Он запряжен турецкими лошаками или изувеченными лошадьми; калмык занимает место кучера; дородная девушка или женщина на запятках вместо слуги. В то время крестьян на Дону еще не было, а казак ни за что в мире не согласился бы поехать с женщинами. Это почиталось таким бесчестьем, которого ничем нельзя было загладить. Старшина Павел Фомич Кирсанов (почтенному сыну его обязан я многими любопытными сведениями о донской старине, и сим изъявляю мою признательность), уже в последней половине минувшего столетия, первый выехал в санях на бегуне с пристяжными, что изумило весь город. Спустя некоторое время, старшина Дмитрий Мартынович Мартынов показался в одноколке на гордом коне.

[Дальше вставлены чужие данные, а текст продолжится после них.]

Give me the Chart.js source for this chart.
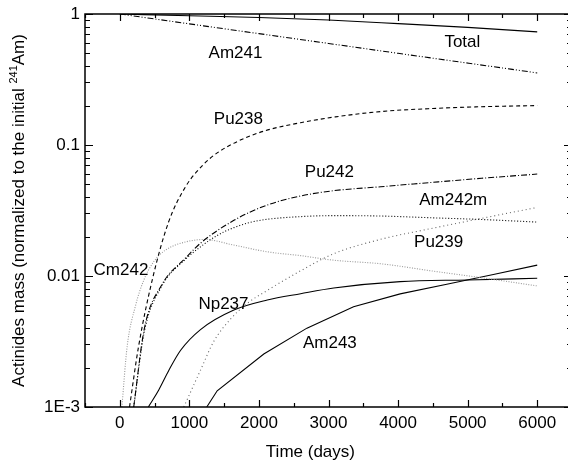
<!DOCTYPE html>
<html>
<head>
<meta charset="utf-8">
<title>Actinides mass vs time</title>
<script src="https://cdn.jsdelivr.net/npm/chart.js@4.4.0/dist/chart.umd.min.js"></script>
<style>
  body { margin: 0; overflow: hidden; background: #fff; }
  #wrap { width: 572px; height: 466px; }
</style>
</head>
<body>
<div id="wrap"><canvas id="chart"></canvas></div>
<script>
// axis ticks
const xTicks = [0, 1000, 2000, 3000, 4000, 5000, 6000];
const yTicks = [0.001, 0.01, 0.1, 1];
const yTickLabels = ['1E-3', '0.01', '0.1', '1'];

// series (days, mass normalized to initial Am241)
const totalDays = [0, 1000, 2000, 3000, 4000, 5000, 6000];
const totalMass = [1.0, 0.97, 0.94, 0.90, 0.845, 0.79, 0.73];

const am241Days = [0, 1000, 2000, 3000, 4000, 5000, 6000];
const am241Mass = [1.0, 0.841, 0.708, 0.596, 0.501, 0.422, 0.355];

const pu238Days = [140, 270, 480, 700, 945, 1200, 1400, 1700, 2100, 2600, 3100, 3750, 4500, 5200, 6000];
const pu238Mass = [0.001, 0.0029, 0.01, 0.0257, 0.048, 0.0708, 0.087, 0.107, 0.129, 0.148, 0.164, 0.18, 0.19, 0.196, 0.2];

const pu242Days = [200, 350, 600, 950, 1160, 1640, 2120, 2600, 3075, 3750, 4500, 5200, 6000];
const pu242Mass = [0.001, 0.0039, 0.0085, 0.0138, 0.0178, 0.0266, 0.0348, 0.0408, 0.0448, 0.048, 0.0519, 0.0557, 0.060];

const am242mDays = [200, 350, 600, 950, 1160, 1400, 1640, 1880, 2120, 2600, 3075, 3750, 4500, 5200, 6000];
const am242mMass = [0.001, 0.0037, 0.0083, 0.0135, 0.0167, 0.0204, 0.0234, 0.0257, 0.0271, 0.0284, 0.0289, 0.0287, 0.0278, 0.0270, 0.0258];

const pu239Days = [920, 1160, 1350, 1590, 1830, 2120, 2600, 3075, 3750, 4500, 5200, 6000];
const pu239Mass = [0.001, 0.00191, 0.00316, 0.00468, 0.00617, 0.00776, 0.01096, 0.01479, 0.01905, 0.02317, 0.02754, 0.0334];

const cm242Days = [30, 106, 225, 345, 490, 660, 945, 1230, 1600, 2120, 2600, 3075, 3750, 4500, 5200, 6000];
const cm242Mass = [0.001, 0.0029, 0.0059, 0.0093, 0.0129, 0.0158, 0.0182, 0.019, 0.0174, 0.0153, 0.0143, 0.0132, 0.0124, 0.0109, 0.0097, 0.0084];

const np237Days = [410, 560, 704, 872, 1160, 1640, 2120, 2600, 3075, 4030, 5000, 6000];
const np237Mass = [0.001, 0.00135, 0.0019, 0.0027, 0.0039, 0.0055, 0.00656, 0.00733, 0.0081, 0.00906, 0.00933, 0.0096];

const am243Days = [1250, 1400, 2070, 2690, 3360, 4030, 4700, 5370, 6000];
const am243Mass = [0.001, 0.00133, 0.00254, 0.0040, 0.00582, 0.0073, 0.00865, 0.01026, 0.0121];

function pts(days, mass) {
    return days.map((d, i) => ({ x: d, y: mass[i] }));
}

function line(days, mass, color, dash, smooth) {
    return {
        data: pts(days, mass),
        borderColor: color,
        borderDash: dash,
        borderWidth: 1.1,
        pointRadius: 0,
        fill: false,
        cubicInterpolationMode: smooth ? 'monotone' : 'default',
        tension: 0
    };
}

const datasets = [
    line(totalDays, totalMass, '#000', [], true),
    line(am241Days, am241Mass, '#000', [6, 2, 1, 2, 1, 2], true),
    line(pu238Days, pu238Mass, '#000', [4, 3], true),
    line(pu242Days, pu242Mass, '#000', [6, 2, 1, 2], true),
    line(am242mDays, am242mMass, '#000', [1, 2], true),
    line(pu239Days, pu239Mass, '#666', [1, 3], true),
    line(cm242Days, cm242Mass, '#999', [1, 1.5], true),
    line(np237Days, np237Mass, '#000', [], true),
    line(am243Days, am243Mass, '#000', [], false)
];

// curve names, anchored in data units
const curveLabels = [
    { text: 'Total', x: 4924, y: 0.611 },
    { text: 'Am241', x: 1663, y: 0.5 },
    { text: 'Pu238', x: 1705, y: 0.158 },
    { text: 'Pu242', x: 3013, y: 0.0617 },
    { text: 'Am242m', x: 4793, y: 0.038 },
    { text: 'Pu239', x: 4583, y: 0.018 },
    { text: 'Cm242', x: 17, y: 0.0111 },
    { text: 'Np237', x: 1490, y: 0.0061 },
    { text: 'Am243', x: 3020, y: 0.00305 }
];

const FONT = '"Liberation Sans", Arial, sans-serif';

const framePlugin = {
    id: 'frame',
    afterDraw(chart) {
        const { ctx, chartArea: a, scales: { x, y } } = chart;
        ctx.save();
        ctx.strokeStyle = '#000';
        ctx.lineWidth = 1.5;
        // left, top, bottom sides; the right side falls outside the picture
        ctx.beginPath();
        ctx.moveTo(a.right + 2, a.top);
        ctx.lineTo(a.left, a.top);
        ctx.lineTo(a.left, a.bottom);
        ctx.lineTo(a.right + 2, a.bottom);
        ctx.stroke();

        // inward ticks
        ctx.lineWidth = 1.2;
        ctx.beginPath();
        for (let v = -500; v <= 6500; v += 500) {
            const px = Math.round(x.getPixelForValue(v)) + 0.5;
            const len = v % 1000 === 0 ? 7 : 4;
            ctx.moveTo(px, a.bottom); ctx.lineTo(px, a.bottom - len);
            ctx.moveTo(px, a.top); ctx.lineTo(px, a.top + len);
        }
        for (const dec of [0.001, 0.01, 0.1]) {
            for (let k = 1; k <= 10; k++) {
                const py = Math.round(y.getPixelForValue(dec * k)) + 0.5;
                const len = (k === 1 || k === 10) ? 8 : 5;
                ctx.moveTo(a.left, py); ctx.lineTo(a.left + len, py);
                ctx.moveTo(a.right, py); ctx.lineTo(a.right - len, py);
            }
        }
        ctx.stroke();

        // curve names
        ctx.fillStyle = '#000';
        ctx.font = '17px ' + FONT;
        ctx.textAlign = 'center';
        ctx.textBaseline = 'middle';
        for (const l of curveLabels) {
            ctx.fillText(l.text, x.getPixelForValue(l.x), y.getPixelForValue(l.y));
        }

        // x title
        ctx.fillText('Time (days)', x.getPixelForValue(2740), 452);

        // y title with superscript
        const main = 'Actinides mass (normalized to the initial ';
        const sup = '241';
        const tail = 'Am)';
        ctx.font = '17px ' + FONT;
        const w1 = ctx.measureText(main).width;
        const w3 = ctx.measureText(tail).width;
        ctx.font = '11px ' + FONT;
        const w2 = ctx.measureText(sup).width;
        const total = w1 + w2 + w3;
        ctx.translate(18, (a.top + a.bottom) / 2);
        ctx.rotate(-Math.PI / 2);
        ctx.textAlign = 'left';
        ctx.textBaseline = 'alphabetic';
        let sx = -total / 2;
        ctx.font = '17px ' + FONT;
        ctx.fillText(main, sx, 6);
        sx += w1;
        ctx.font = '11px ' + FONT;
        ctx.fillText(sup, sx, -1);
        sx += w2;
        ctx.font = '17px ' + FONT;
        ctx.fillText(tail, sx, 6);
        ctx.restore();
    }
};

new Chart(document.getElementById('chart'), {
    type: 'line',
    data: { datasets: datasets },
    options: {
        responsive: true,
        maintainAspectRatio: false,
        animation: false,
        layout: { padding: { top: 14, right: 0, left: 0, bottom: 0 } },
        plugins: { legend: { display: false }, tooltip: { enabled: false } },
        scales: {
            x: {
                type: 'linear',
                min: -500,
                max: 6500,
                afterBuildTicks: s => { s.ticks = xTicks.map(v => ({ value: v })); },
                afterFit: s => { s.height = 59; s.paddingLeft = 0; s.paddingRight = 0; },
                grid: { display: false, drawTicks: false },
                border: { display: false },
                ticks: {
                    color: '#000',
                    font: { family: FONT, size: 17 },
                    padding: 6,
                    maxRotation: 0,
                    autoSkip: false,
                    callback: v => String(v)
                }
            },
            y: {
                type: 'logarithmic',
                min: 0.001,
                max: 1,
                afterBuildTicks: s => { s.ticks = yTicks.map(v => ({ value: v })); },
                afterFit: s => { s.width = 85; s.paddingTop = 0; s.paddingBottom = 0; },
                grid: { display: false, drawTicks: false },
                border: { display: false },
                ticks: {
                    color: '#000',
                    font: { family: FONT, size: 17 },
                    padding: 5,
                    autoSkip: false,
                    callback: (v, i) => yTickLabels[i]
                }
            }
        }
    },
    plugins: [framePlugin]
});
</script>
</body>
</html>
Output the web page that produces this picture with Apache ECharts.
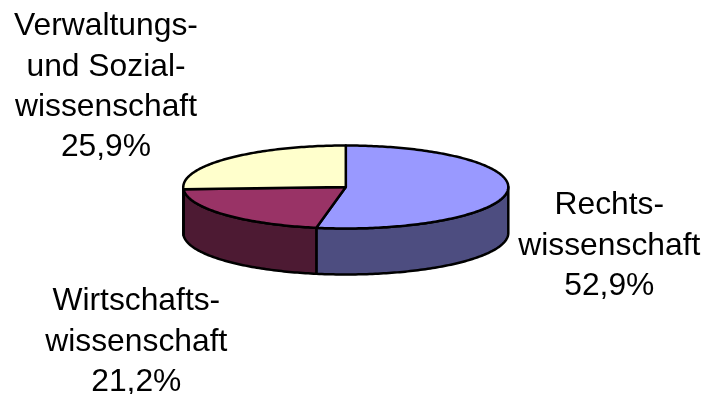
<!DOCTYPE html>
<html><head><meta charset="utf-8">
<style>html,body{margin:0;padding:0;background:#fff}#c{width:704px;height:394px}</style>
<script src="https://cdn.jsdelivr.net/npm/echarts@6/dist/echarts.min.js"></script>
</head><body><div id="c"></div>
<script>
var categories = ['Rechtswissenschaft', 'Wirtschaftswissenschaft', 'Verwaltungs- und Sozialwissenschaft'];
var shares = [52.9, 21.2, 25.9];
var labelLines = [
  ['Rechts-', 'wissenschaft', '52,9%'],
  ['Wirtschafts-', 'wissenschaft', '21,2%'],
  ['Verwaltungs-', 'und Sozial-', 'wissenschaft', '25,9%']
];
var topColors = ['#9999FF', '#993366', '#FFFFCC'];
var sideColors = ['#4D4D80', '#4D1A33', '#808066'];

var CX = 345.8, CY = 187, RX = 162.5, RY = 41.5, DEPTH = 46;
var LABEL_POS = [[609.3, 246], [136.3, 342], [106, 87]];
var FONT = 31.8, LINE_H = 40.3;

function pt(a, dy) { // a: degrees clockwise from top
  var r = a * Math.PI / 180;
  return [CX + RX * Math.sin(r), CY - RY * Math.cos(r) + (dy || 0)];
}
function arc(a0, a1, dy) {
  var pts = [], n = Math.max(2, Math.ceil(Math.abs(a1 - a0)));
  for (var i = 0; i <= n; i++) pts.push(pt(a0 + (a1 - a0) * i / n, dy));
  return pts;
}
var total = shares.reduce(function (s, v) { return s + v; }, 0);
var data = [], acc = 0;
shares.forEach(function (v, i) {
  data.push({ name: categories[i], value: [i, acc / total * 360, (acc + v) / total * 360] });
  acc += v;
});

function renderItem(params, api) {
  var i = api.value(0), a0 = api.value(1), a1 = api.value(2), kids = [];
  var stroke = { stroke: '#000', lineWidth: 2.5, lineJoin: 'round' };
  // outer wall: only the part facing the viewer (90..270 deg)
  var s0 = Math.max(a0, 90), s1 = Math.min(a1, 270);
  if (s1 > s0) {
    var wall = arc(s0, s1, 0).concat(arc(s1, s0, DEPTH));
    kids.push({ type: 'polygon', z2: 1, shape: { points: wall },
      style: Object.assign({ fill: sideColors[i] }, stroke) });
  }
  // top face
  var face = [[CX, CY]].concat(arc(a0, a1, 0));
  kids.push({ type: 'polygon', z2: 2, shape: { points: face },
    style: Object.assign({ fill: topColors[i] }, stroke) });
  // label
  var lines = labelLines[i];
  lines.forEach(function (t, k) {
    kids.push({ type: 'text', z2: 5, style: {
      text: t, x: LABEL_POS[i][0], y: LABEL_POS[i][1] + (k - (lines.length - 1) / 2) * LINE_H,
      align: 'center', verticalAlign: 'middle', fill: '#000',
      font: FONT + 'px "Liberation Sans", Arial, sans-serif' } });
  });
  return { type: 'group', children: kids };
}

var chart = echarts.init(document.getElementById('c'), null, { renderer: 'canvas' });
chart.setOption({
  animation: false,
  backgroundColor: '#fff',
  series: [{ type: 'custom', coordinateSystem: 'none', renderItem: renderItem,
    data: data, silent: true }]
});
</script></body></html>
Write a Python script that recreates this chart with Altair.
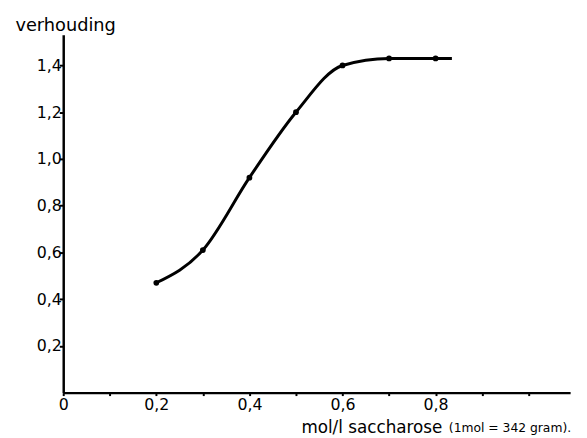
import altair as alt
import pandas as pd

# measured points (mol/l saccharose -> verhouding)
conc = [0.2, 0.3, 0.4, 0.5, 0.6, 0.7, 0.8]
ratio = [0.47, 0.61, 0.92, 1.20, 1.40, 1.43, 1.43]
# the drawn curve runs a little past the last point
line_conc = conc + [0.835]
line_ratio = ratio + [1.43]

x_ticks = [0, 0.1, 0.2, 0.3, 0.4, 0.5, 0.6, 0.7, 0.8, 0.9, 1.0]
y_ticks = [0.2, 0.4, 0.6, 0.8, 1.0, 1.2, 1.4]
note = ["(1mol = 342 gram)."]

FONT = "DejaVu Sans"

pts = pd.DataFrame({"c": conc, "r": ratio})
ln = pd.DataFrame({"c": line_conc, "r": line_ratio})

xs = alt.Scale(domain=[0, 1.089], nice=False, zero=True)
ys = alt.Scale(domain=[0, 1.532], nice=False, zero=True)

x_axis = alt.Axis(
    values=x_ticks,
    labelExpr="datum.value > 0.85 || round(datum.value*10) % 2 == 1 ? '' : (datum.value == 0 ? '0' : replace(format(datum.value, '.1f'), '.', ','))",
    title="mol/l saccharose",
    titleX=241, titleY=40, titleAlign="left", titleBaseline="alphabetic",
    titleFontSize=17, titleFontWeight="normal", titleFont=FONT, titleColor="black",
    labelFontSize=16, labelFont=FONT, labelColor="black", labelPadding=1,
    tickSize=3, tickWidth=2, tickColor="black",
    domainWidth=2.5, domainColor="black", grid=False, labelFlush=False,
)
y_axis = alt.Axis(
    values=y_ticks,
    labelExpr="replace(format(datum.value, '.1f'), '.', ',')",
    title="verhouding",
    titleAngle=0, titleX=-49, titleY=-4, titleAlign="left", titleBaseline="alphabetic",
    titleFontSize=18, titleFontWeight="normal", titleFont=FONT, titleColor="black",
    labelFontSize=16, labelFont=FONT, labelColor="black", labelPadding=-2,
    tickSize=4, tickWidth=2, tickColor="black",
    domainWidth=2.5, domainColor="black", grid=False, labelFlush=False,
)

line = alt.Chart(ln).mark_line(
    interpolate="monotone", color="black", strokeWidth=3, clip=False
).encode(
    x=alt.X("c:Q", scale=xs, axis=x_axis),
    y=alt.Y("r:Q", scale=ys, axis=y_axis),
)

dots = alt.Chart(pts).mark_circle(color="black", size=34, opacity=1).encode(
    x=alt.X("c:Q", scale=xs),
    y=alt.Y("r:Q", scale=ys),
)

txt = alt.Chart(pd.DataFrame({"t": note})).mark_text(
    align="left", baseline="alphabetic", fontSize=12.5, font=FONT, color="black"
).encode(x=alt.value(391), y=alt.value(403), text="t:N")

chart = alt.layer(line, dots, txt).properties(
    width=514, height=363,
    padding={"left": 56, "top": 24, "right": 9, "bottom": 42},
    autosize=alt.AutoSizeParams(type="none"),
    background="white",
).configure_view(stroke=None)

chart.save("out.html", embed_options={"renderer": "svg", "actions": False})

Старшины обращались с казаками чрезвычайно просто и совершенно братски. Даже и тогда, когда звание войскового атамана сделалось не избирательным, и власть его в народе была весьма значительна, прежнее обхождение не изменилось. Данила Ефремович Ефремов, бывший генерал-майором и после тайным советником, никогда не чуждался бесед казачьих. К нему всякий приходил как к своему товарищу, и запросто говорил ему ты. Много забавных анекдотов можно слышать о подобной простоте; так, например, однажды казак, донося Ефремову, что войсковые плоты попали на мель, заключил речь свою со всем добродушием: «хоть тресни, Данила Ефремович, не стащишь. В Рождество, старики разными компаниями, не исключая и лучших старшин, ходили из дома в дом Христа славить, начиная обыкновенно от войскового атамана.

Сам атаман приставал к компании старшин, и вместе с ними ходил по всем жителям города. Во всяком доме пели они Христос рождается, за что хозяин обязан был заплатить им. Собранные таким образом деньги иные отдавали на собор, другие покупали на них мед для бесед своих.